Schwierige Intendantenwahl

■ Gestern am späten Abend wurde, wenn alles nach Plan gelaufen ist, ein neuer Intendant für den SFB gewählt / Keine Mehrheit für niemanden?

Gestern hat der Rundfunkrat des SFB einen neuen Intendanten gewählt. Oder auch nicht. Das Wahlverfahren begann erst nach Redaktionsschluß der taz. Nur eines ist zuvor schon sicher: Alles ist noch offen. Der Wahlmodus, der am Montag abend vom Rundfunkrat unter Ausschluß der Öffentlichkeit beschlossen wurde, sei wie eine Reise nach Jerusalem, so das von der AL gestellte Rundfunkratsmitglied Christiane Ziesecke. Es wird solange mit einfacher Mehrheit gewählt, bis nur noch zwei Kandidaten übrig bleiben.
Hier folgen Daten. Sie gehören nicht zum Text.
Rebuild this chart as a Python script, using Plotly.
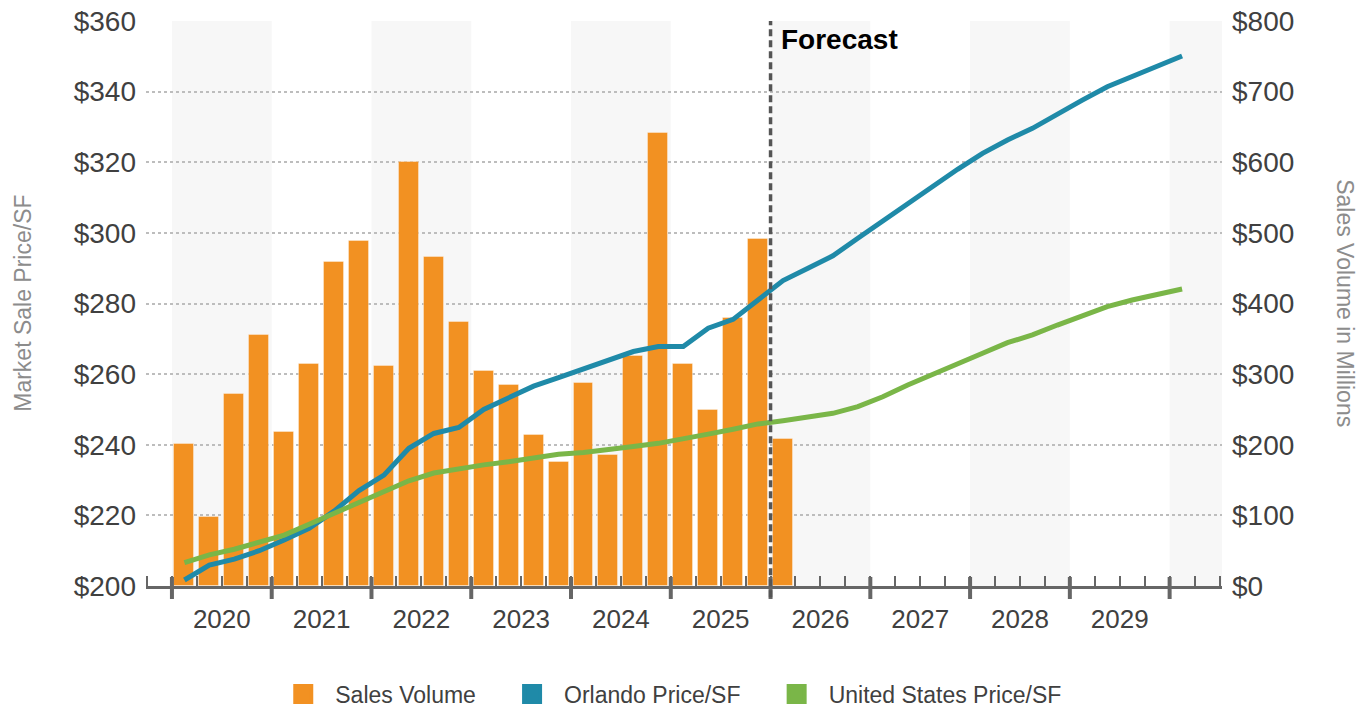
import plotly.graph_objects as go

# Quarterly series, 2020 Q1 onward
years = [2020, 2021, 2022, 2023, 2024, 2025, 2026, 2027, 2028, 2029]
sales_volume = [201, 97, 272, 355, 218, 314, 459, 489, 311, 600, 466, 374,
                304, 284, 214, 176, 288, 186, 326, 641, 315, 249, 380, 492, 208]
orlando_price = [201.7, 205.9, 207.6, 210.0, 213.0, 216.3, 221.2, 227.0, 231.4, 239.0,
                 243.2, 244.9, 250.0, 253.3, 256.6, 259.0, 261.4, 264.0, 266.4, 267.8,
                 267.8, 273.0, 275.5, 281.0, 286.5, 290.0, 293.5, 298.5, 303.4, 308.4,
                 313.1, 318.0, 322.5, 326.3, 329.6, 333.7, 337.6, 341.4, 344.4, 347.3, 350.1]
us_price = [206.6, 208.8, 210.4, 212.3, 214.4, 217.5, 220.6, 223.8, 227.0, 229.8,
            232.0, 233.3, 234.3, 235.2, 236.2, 237.3, 237.8, 238.5, 239.5, 240.4,
            241.6, 243.0, 244.4, 245.9, 246.8, 247.8, 248.9, 250.8, 253.6, 256.9,
            260.0, 263.1, 265.9, 268.9, 271.1, 273.9, 276.5, 279.1, 281.0, 282.7, 284.1]
forecast_start_year = 2026

ORANGE = "#f29122"
TEAL = "#1f8aa8"
GREEN = "#7ab648"
AXIS = "#666666"
TXT = "#404040"
FONT = "Liberation Sans, Arial, sans-serif"
NBSP = "\u00a0"

def qx(i):
    # quarter index -> x position (quarter centre)
    return i + 0.5

x_bars = [qx(i) for i in range(len(sales_volume))]
x_lines = [qx(i) for i in range(len(orlando_price))]
X0, X1 = -1.04, 42.1

fig = go.Figure()
fig.add_trace(go.Bar(x=x_bars, y=sales_volume, marker_color=ORANGE,
                     marker_line=dict(color="rgba(255,255,255,0.35)", width=1),
                     width=0.8, yaxis="y", showlegend=False))
fig.add_trace(go.Scatter(x=x_lines, y=orlando_price, mode="lines", yaxis="y2",
                         line=dict(color=TEAL, width=5), showlegend=False))
fig.add_trace(go.Scatter(x=x_lines, y=us_price, mode="lines", yaxis="y2",
                         line=dict(color=GREEN, width=5), showlegend=False))

# legend entries as squares (trailing spaces widen the gap to the next entry)
for name, col, pad in [("Sales Volume", ORANGE, 3), ("Orlando Price/SF", TEAL, 3),
                       ("United States Price/SF", GREEN, 0)]:
    fig.add_trace(go.Scatter(x=[None], y=[None], mode="markers", name=name + NBSP * pad,
                             marker=dict(symbol="square", size=16, color=col,
                                         line=dict(color=col, width=4)),
                             yaxis="y2", showlegend=True))

shapes = []
# alternating year bands
for k in range(0, 11, 2):
    shapes.append(dict(type="rect", xref="x", yref="paper", x0=4 * k, x1=min(4 * k + 4, X1),
                       y0=0, y1=1, fillcolor="#f7f7f7", line_width=0, layer="below"))
# year boundary ticks crossing the axis
for k in range(0, 11):
    shapes.append(dict(type="line", xref="x", yref="paper", x0=4 * k, x1=4 * k,
                       y0=-0.023, y1=0.016, line=dict(color=AXIS, width=4)))
# forecast divider
fx = 4 * (forecast_start_year - years[0])
shapes.append(dict(type="line", xref="x", yref="paper", x0=fx, x1=fx, y0=-0.02, y1=1,
                   line=dict(color="#555555", width=3.5, dash="7px,4px")))

annotations = [
    dict(text="<b>Forecast</b>", xref="x", yref="paper", x=fx, y=0.968, xanchor="left",
         yanchor="middle", xshift=8, showarrow=False,
         font=dict(family=FONT, size=28, color="#000000")),
    dict(text="Market Sale Price/SF", xref="paper", yref="paper", x=-0.115, y=0.5,
         xanchor="center", yanchor="middle", textangle=-90, showarrow=False,
         font=dict(family=FONT, size=23, color="#8c8c8c")),
    dict(text="Sales Volume in Millions", xref="paper", yref="paper", x=1.1146, y=0.5,
         xanchor="center", yanchor="middle", textangle=90, showarrow=False,
         font=dict(family=FONT, size=23, color="#8c8c8c")),
]

fig.update_layout(
    width=1372, height=709,
    margin=dict(l=146, r=150, t=21, b=123, autoexpand=False),
    paper_bgcolor="white", plot_bgcolor="white",
    font=dict(family=FONT, color=TXT),
    bargap=0,
    shapes=shapes,
    annotations=annotations,
    xaxis=dict(range=[X0, X1], tickmode="array", automargin=False,
               tickvals=[4 * k + 2 for k in range(len(years))],
               ticktext=[str(y) for y in years], ticks="",
               tickfont=dict(size=26, color=TXT), ticklabelstandoff=8,
               showgrid=False, zeroline=False,
               showline=True, linecolor=AXIS, linewidth=3,
               minor=dict(tickmode="array", tickvals=list(range(-1, 43)), ticks="inside",
                          ticklen=10, tickwidth=2, tickcolor=AXIS, showgrid=False)),
    yaxis=dict(range=[0, 800], side="right", tickmode="linear", tick0=0, dtick=100,
               tickprefix="$", tickfont=dict(size=28, color=TXT), ticklabelstandoff=9,
               showgrid=True, gridcolor="#bdbdbd", griddash="dot", gridwidth=1.5,
               zeroline=False, showline=False, ticks="", automargin=False),
    yaxis2=dict(range=[200, 360], overlaying="y", side="left", tickmode="linear",
                tick0=200, dtick=20, tickprefix="$", tickfont=dict(size=28, color=TXT),
                ticklabelstandoff=9, showgrid=False, zeroline=False, showline=False,
                ticks="", automargin=False),
    legend=dict(orientation="h", x=0.4863, xanchor="center",
                yref="container", y=0.021, yanchor="middle",
                font=dict(family=FONT, size=23, color=TXT), itemwidth=54,
                traceorder="normal", bgcolor="rgba(0,0,0,0)"),
)

fig.write_html("out.html")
Und einer von den beiden muß dann die erforderlichen 16 Stimmen erhalten. Ob es den zwei Kandidaten im Endspurt jedoch gelungen sein wird, diese Stimmenanzahl zu erlangen, bleibt vorerst ungewiß. Eine eindeutige Mehrheit habe keiner, so Ziesecke. Das ganze Verfahren zur Auswahl dieser fünf Kandidaten sei schon unbefriedigend gewesen.

Eine fünfköpfige Findungskommission unter dem Vorsitz von Gabriele Wiechatzek, hatte aus den insgesamt 121 Bewerbungen ihre Favoriten ausgewählt, ohne noch einmal mit dem 32köpfigen Rundfunkrat Rücksprache zu halten, geschweige denn den Mitgliedern auf Wunsch Einsicht in die Bewerbungsunterlagen zu gewähren. Auch die Auswahl der Spitzenreiter stieß auf heftige Kritik im Rundfunkrat.

Einig waren sich die Räte nur in der Begrenzung des Gehaltes des Intendanten. 220.000 Märker pro Jahr darf er „nur“ noch verdienen, soviel wie der frühere Intendant Lothar Löwe einstreichen konnte. Der glücklose Intendantenaussteiger Herrmann erhielt lockere 50.000 Mark mehr. Aus diesem Grund fiel ein Bewerber schon mal aus. Einer der bisherigen Favoriten, der WDR-Fernsehdirektor Günter Struve, will unter diesen Bedingungen nicht arbeiten. Beim WDR würde er schließlich mehr verdienen. Gute Chancen also für den SFB- und SPD-Mann Diether Huhn, der ja bekanntlich angeboten hatte für Tariflohn zu arbeiten. Keine ernsthaften Chancen haben dem Vernehmen nach der Kabelkommunikator Adalbert Rohloff, von dem sich DGB-Chef Pagels, ebenfalls Rundfunkratsmitglied, wegen dessen untariflicher Arbeitsverträge als Chef der PK Berlin (Projektgesellschaft für Kabelkommunikation) distanziert hatte, sowie der Klassenlotterist Heinz Deutschendorf, von dem gemunkelt wird, daß er keine Ahnung von diesem Job habe.

Konkurrenz für Huhn wäre demnach, wider alle Erwartungen, nur noch der bayerische CSU-Sympathisant Günther von Lojewski. Im Bewerbungsgespräch am Montag abend gab sich der 54jährige Rechtslaster betont liberal und tendenziell ausweichend, war zu erfahren. Wieweit seine Liberalität allerdings reicht, kann daraus ersehen werden, daß Lojewski in den sechziger Jahren innenpolitischer Redakteur der 'FAZ‘ und im Anschluß daran Leiter der Nachrichtenredaktion des ZDF („Heute“) war. Als Redaktionschef des Magazins „Report“ beim Bayerischen Rundfunk hatte er sich ebenfalls nicht mit liberalem Ruhm bekleckert. Immerhin soll er feste Programmvorstellungen haben. Zudem ist er im Besitz des Goldenen Sportabzeichens („selbst erarbeitet“, wie er stolz behauptet), und er hat den Theodor-Wolff-Preis für ein Feuilleton über Tennis gewonnen. Das könnte vielleicht im Boris-Steffi-Fieber den Ausschlag geben.

Nichtsdestotrotz, sollte kein Intendant gewählt worden sein und sollte auch kein Überraschungskandidat aus irgendeinem Hut gezaubert werden, was allerdings als eher unwahrscheinlich eingeschätzt wird, kann es durchaus passieren, daß der SFB noch länger führungslos sendet. Es ist nicht auszuschließen, so Christiane Ziesecke, daß der Posten erneut ausgeschrieben wird. Vorausgesetzt, der Rundfunkrat ist es nicht leid.